Oui accueillir, ce n’est pas toujours évident. Mais cela peut être très beau. Néanmoins, l’Evangile ne vous dis pas tant d’accueillir que de vous laisser accueillir.
Allez vous faire accueillir !
On pourrait se dire que Jésus finit son discours par des mots d’encouragements : partez en mission, mais sachez que vous serez bien accueillis par ceux qui accueillent Dieu lorsqu’ils vous accueillent.
Plus profondément, partir en mission, n’est-ce pas aller se laisser accueillir par un autre ?
De quelle mission parle-t-on ? Certains vont évangéliser sur les plages, ils vont se laisser accueillir par les plagistes plus ou moins décontractés.

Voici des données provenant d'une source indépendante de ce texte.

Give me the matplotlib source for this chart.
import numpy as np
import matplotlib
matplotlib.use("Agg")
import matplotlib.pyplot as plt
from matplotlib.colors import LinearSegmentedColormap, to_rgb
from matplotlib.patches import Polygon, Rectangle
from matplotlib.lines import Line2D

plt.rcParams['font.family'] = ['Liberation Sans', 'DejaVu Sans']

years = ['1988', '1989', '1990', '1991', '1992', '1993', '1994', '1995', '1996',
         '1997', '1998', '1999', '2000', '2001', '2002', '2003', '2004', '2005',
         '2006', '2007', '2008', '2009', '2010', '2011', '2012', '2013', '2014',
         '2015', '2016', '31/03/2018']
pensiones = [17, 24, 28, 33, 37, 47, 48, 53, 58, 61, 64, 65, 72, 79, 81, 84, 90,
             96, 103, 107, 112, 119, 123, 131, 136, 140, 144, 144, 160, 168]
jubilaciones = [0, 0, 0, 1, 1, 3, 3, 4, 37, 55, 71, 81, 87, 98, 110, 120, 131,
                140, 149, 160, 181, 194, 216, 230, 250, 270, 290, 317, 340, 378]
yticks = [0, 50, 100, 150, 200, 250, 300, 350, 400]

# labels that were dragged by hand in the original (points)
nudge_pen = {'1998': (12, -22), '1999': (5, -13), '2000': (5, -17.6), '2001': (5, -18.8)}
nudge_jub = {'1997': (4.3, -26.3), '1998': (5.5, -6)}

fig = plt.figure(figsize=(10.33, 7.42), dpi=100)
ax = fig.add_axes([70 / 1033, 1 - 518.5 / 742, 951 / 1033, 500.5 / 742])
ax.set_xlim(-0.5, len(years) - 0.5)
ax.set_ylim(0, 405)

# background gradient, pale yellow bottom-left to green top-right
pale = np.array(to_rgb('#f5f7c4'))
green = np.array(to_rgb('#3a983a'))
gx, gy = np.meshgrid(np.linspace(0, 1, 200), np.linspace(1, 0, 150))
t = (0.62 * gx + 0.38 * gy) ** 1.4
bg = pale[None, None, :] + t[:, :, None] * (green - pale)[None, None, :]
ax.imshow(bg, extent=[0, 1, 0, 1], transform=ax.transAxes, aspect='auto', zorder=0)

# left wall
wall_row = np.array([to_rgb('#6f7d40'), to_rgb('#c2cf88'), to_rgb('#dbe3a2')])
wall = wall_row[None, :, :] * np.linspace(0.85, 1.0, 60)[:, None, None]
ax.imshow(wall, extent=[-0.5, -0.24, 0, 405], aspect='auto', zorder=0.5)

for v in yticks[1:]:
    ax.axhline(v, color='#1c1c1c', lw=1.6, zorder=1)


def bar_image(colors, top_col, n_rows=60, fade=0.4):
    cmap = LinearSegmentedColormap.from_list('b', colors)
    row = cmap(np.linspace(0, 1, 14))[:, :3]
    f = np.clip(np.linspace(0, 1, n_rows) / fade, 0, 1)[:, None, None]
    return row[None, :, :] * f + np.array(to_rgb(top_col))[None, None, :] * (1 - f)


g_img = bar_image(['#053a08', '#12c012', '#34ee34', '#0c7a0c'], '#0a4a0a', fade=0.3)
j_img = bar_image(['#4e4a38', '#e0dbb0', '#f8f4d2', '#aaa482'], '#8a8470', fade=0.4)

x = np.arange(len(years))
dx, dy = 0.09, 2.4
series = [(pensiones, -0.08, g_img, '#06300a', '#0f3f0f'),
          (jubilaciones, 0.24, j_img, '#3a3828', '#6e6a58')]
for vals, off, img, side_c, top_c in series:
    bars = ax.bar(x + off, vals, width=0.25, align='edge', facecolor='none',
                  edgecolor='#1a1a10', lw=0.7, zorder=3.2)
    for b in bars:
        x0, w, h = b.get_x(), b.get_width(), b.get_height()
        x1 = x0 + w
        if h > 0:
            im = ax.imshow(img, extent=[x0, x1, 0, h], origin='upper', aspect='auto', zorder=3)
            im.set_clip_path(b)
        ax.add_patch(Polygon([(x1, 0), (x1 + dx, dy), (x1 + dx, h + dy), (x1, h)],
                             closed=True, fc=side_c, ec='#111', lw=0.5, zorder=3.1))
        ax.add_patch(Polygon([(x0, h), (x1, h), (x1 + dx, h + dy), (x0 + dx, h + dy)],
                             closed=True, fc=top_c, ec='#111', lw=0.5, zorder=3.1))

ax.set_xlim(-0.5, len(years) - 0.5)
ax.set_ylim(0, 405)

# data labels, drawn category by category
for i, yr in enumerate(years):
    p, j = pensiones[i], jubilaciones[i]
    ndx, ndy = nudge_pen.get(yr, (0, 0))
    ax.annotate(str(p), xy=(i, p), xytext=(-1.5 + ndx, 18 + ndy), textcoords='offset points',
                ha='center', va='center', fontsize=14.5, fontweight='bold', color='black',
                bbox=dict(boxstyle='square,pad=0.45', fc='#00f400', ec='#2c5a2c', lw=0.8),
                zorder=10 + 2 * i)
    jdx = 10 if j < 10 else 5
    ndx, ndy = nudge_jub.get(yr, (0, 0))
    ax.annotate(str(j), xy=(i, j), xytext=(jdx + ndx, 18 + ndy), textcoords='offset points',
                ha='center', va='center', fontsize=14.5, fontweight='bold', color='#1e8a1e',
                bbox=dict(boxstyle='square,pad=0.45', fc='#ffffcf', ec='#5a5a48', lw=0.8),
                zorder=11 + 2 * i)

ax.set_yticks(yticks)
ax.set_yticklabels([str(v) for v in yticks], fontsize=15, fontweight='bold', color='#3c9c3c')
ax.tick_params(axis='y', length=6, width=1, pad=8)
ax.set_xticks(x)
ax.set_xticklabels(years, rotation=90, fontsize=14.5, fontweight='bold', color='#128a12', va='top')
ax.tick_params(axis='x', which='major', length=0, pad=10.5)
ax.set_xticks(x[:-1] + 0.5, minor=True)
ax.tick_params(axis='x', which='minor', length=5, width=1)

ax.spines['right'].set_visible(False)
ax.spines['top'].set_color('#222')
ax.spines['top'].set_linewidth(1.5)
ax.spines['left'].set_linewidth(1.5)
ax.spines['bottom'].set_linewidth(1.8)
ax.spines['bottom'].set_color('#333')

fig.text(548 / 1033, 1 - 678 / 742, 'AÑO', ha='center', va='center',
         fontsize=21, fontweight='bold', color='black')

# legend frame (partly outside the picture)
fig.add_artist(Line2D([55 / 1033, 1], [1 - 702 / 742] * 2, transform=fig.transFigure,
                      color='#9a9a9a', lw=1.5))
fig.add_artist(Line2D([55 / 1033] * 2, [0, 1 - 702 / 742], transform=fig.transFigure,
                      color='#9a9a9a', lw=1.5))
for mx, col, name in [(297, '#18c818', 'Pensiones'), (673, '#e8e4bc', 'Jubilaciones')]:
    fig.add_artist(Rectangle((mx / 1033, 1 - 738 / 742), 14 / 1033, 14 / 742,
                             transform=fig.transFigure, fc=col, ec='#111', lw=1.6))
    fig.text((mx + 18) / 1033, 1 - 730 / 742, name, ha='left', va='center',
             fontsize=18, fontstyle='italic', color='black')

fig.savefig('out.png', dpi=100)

Mais en ces jours de violences, la mission dont je voudrais parler, c’est cette mission qui consiste à faire des ponts entre les quartiers ou entre des populations divisées. Et, ici à Lille, nous avons plein de missionnaires qui tissent ces liens, qui vont auprès de ces jeunes loin de l’Eglise, certes, mais surtout qui se sentent marginaliser par la société française. Vous connaissez sûrement des bénévoles de Magdala, qui partagent des repas avec des personnes plongées dans une solitude et une précarité immense. Vous connaissez sûrement des bénévoles de la Cordée, qui aident à faire grandir des enfants dont les parents ne sont pas à l’aise avec le modèle d’éducation standard. A Roubaix, nous avons la chance d’avoir plein d’établissement scolaires catholiques, grâce auxquels prof, agents pastoraux et bénévoles peuvent créer du lien avec ces jeunes. Tous se laissent accueillir par l’autre, avec ses convictions, sa vision du monde, ses peurs et ses désirs.
Un autre exemple. Quand on visite un détenu, on se laisse accueillir chez lui. Il a ses codes. Parfois c’est très concret : il est maniaque ou au contraire ça sent le renfermé. Il a des opinions arrêtés sur le monde et il est ouvert à l’autre. Et c’est avec ce qu’il est, avec sa manière d’être, avec sa manière d’accueillir, qu’il nous accueille et qu’il accueille le Christ.
Le Christ nous invite à être missionnaire, nous aussi, allons nous faire accueillir par des gens différents, pour qu’en nous accueillant, ils puissent accueillir celui qui nous a envoyé.